Mas cuidado, “não é um mero ‘jogo do contente’, que muitas vezes nutre a irresponsabilidade diante do que precisa ser enfrentado e mudado”, alerta Clarice. “Mas é um treino em se desfocar das faltas para visualizar as abundâncias. Essas que são fartamente presentes e se mostram em inúmeros micros sinais em nossa vida”. E aqueles que percebem esses sinais experimentam a mais pura alegria, como expressa o escritor belo-horizontino Bernardo Lins Brandão no poema: “alegria, pura / dos bêbados / dos náufragos / dos santos / abandonar-se / ao manancial / das circunstâncias”.

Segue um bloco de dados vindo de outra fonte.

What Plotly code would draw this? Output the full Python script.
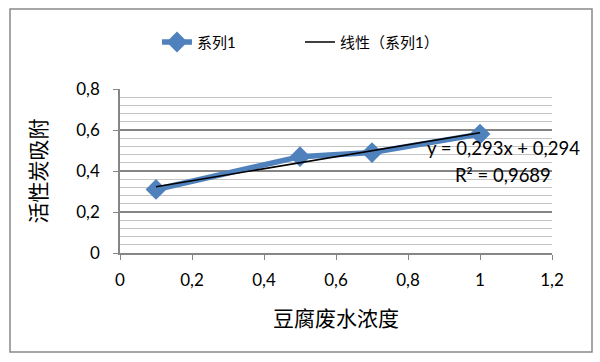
import numpy as np
import plotly.graph_objects as go

# data
x_vals = [0.1, 0.5, 0.7, 1.0]
y_vals = [0.31, 0.47, 0.49, 0.58]
series_name = "系列1"
trend_name = "线性（系列1）"
x_title = "豆腐废水浓度"
y_title = "活性炭吸附"
eq_text = "y = 0,293x + 0,294"
r2_text = "R² = 0,9689"

slope, intercept = np.polyfit(x_vals, y_vals, 1)
trend_x = [min(x_vals), max(x_vals)]
trend_y = [slope * v + intercept for v in trend_x]

FONT = "Lato, 'Noto Sans CJK SC', sans-serif"

fig = go.Figure()
fig.add_trace(go.Scatter(
    x=x_vals, y=y_vals, mode="lines+markers", name=series_name,
    line=dict(color="#4F81BD", width=5.5),
    marker=dict(symbol="diamond", size=16, color="#4F81BD"),
))
fig.add_trace(go.Scatter(
    x=trend_x, y=trend_y, mode="lines", name=trend_name,
    line=dict(color="black", width=1.5),
))

fig.update_layout(
    width=600, height=362,
    margin=dict(l=120, r=48, t=89, b=109),
    paper_bgcolor="white", plot_bgcolor="white",
    separators=", ",
    font=dict(family=FONT, color="black", size=15),
    showlegend=True,
    legend=dict(orientation="h", x=0.0856, xanchor="left", y=1.285, yanchor="middle",
                font=dict(size=15), entrywidth=98, entrywidthmode="pixels",
                bgcolor="rgba(0,0,0,0)"),
    xaxis=dict(range=[0, 1.2], dtick=0.2, tick0=0, showgrid=False, zeroline=False,
               showline=True, linecolor="#868686", linewidth=1.5,
               ticks="outside", ticklen=5, tickcolor="#868686",
               tickfont=dict(size=17), ticklabelstandoff=6,
               title=dict(text=x_title, font=dict(size=21), standoff=22)),
    yaxis=dict(range=[0, 0.8], dtick=0.2, tick0=0, showgrid=True, gridcolor="#858585",
               gridwidth=1.5, zeroline=False,
               showline=True, linecolor="#868686", linewidth=1.5,
               ticks="outside", ticklen=5, tickcolor="#868686",
               tickfont=dict(size=17), ticklabelstandoff=10,
               minor=dict(dtick=0.04, showgrid=True, gridcolor="#C4C4C4", gridwidth=1),
               title=dict(text=y_title, font=dict(size=21), standoff=24)),
    shapes=[dict(type="rect", xref="paper", yref="paper",
                 x0=-0.2546, x1=1.0926, y0=-0.6037, y1=1.4878,
                 line=dict(color="#898989", width=1.5), fillcolor="rgba(0,0,0,0)",
                 layer="below")],
    annotations=[
        dict(xref="paper", yref="paper", x=0.887, y=0.640, xanchor="center", yanchor="middle",
             text=eq_text, showarrow=False, font=dict(size=18.5)),
        dict(xref="paper", yref="paper", x=0.887, y=0.475, xanchor="center", yanchor="middle",
             text=r2_text, showarrow=False, font=dict(size=18.5)),
    ],
)

fig.write_html("out.html", config={"displayModeBar": False},
               post_script="document.body.style.margin='0';")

Esse abandono é a ação fundamental do contemplativo que, como aponta padre Gabriel, tem a alegria como sua principal característica, afinal “o que esperar de alguém que optou com toda a sua vida pela Verdade e o Amor?”, se pergunta o monge. A alegria é espiritual, um estado de espírito. É um dom, vem gratuitamente. Não se conquista, não se domina, não se compra nem dela se apropria. É resultado de um “paciente esforço de educação para aprender ou então reaprender a saborear simplesmente as múltiplas alegrias humanas”, como diz Paulo VI. Podemos abrir para ela uma fresta, sermos gratos, por exemplo. Ou então, como reflete padre Gabriel, ter a coragem de dar a vida a quem se ama, mesmo quando tudo vai contra. Assim abrimos outra fresta. E, de repente, podemos cantar com padre Zezinho: “Felicidade chegou, nem sequer se apresentou, foi entrando de mansinho, pela fresta que eu deixei, e porque me descuidei, Deus entrou com seu amor”.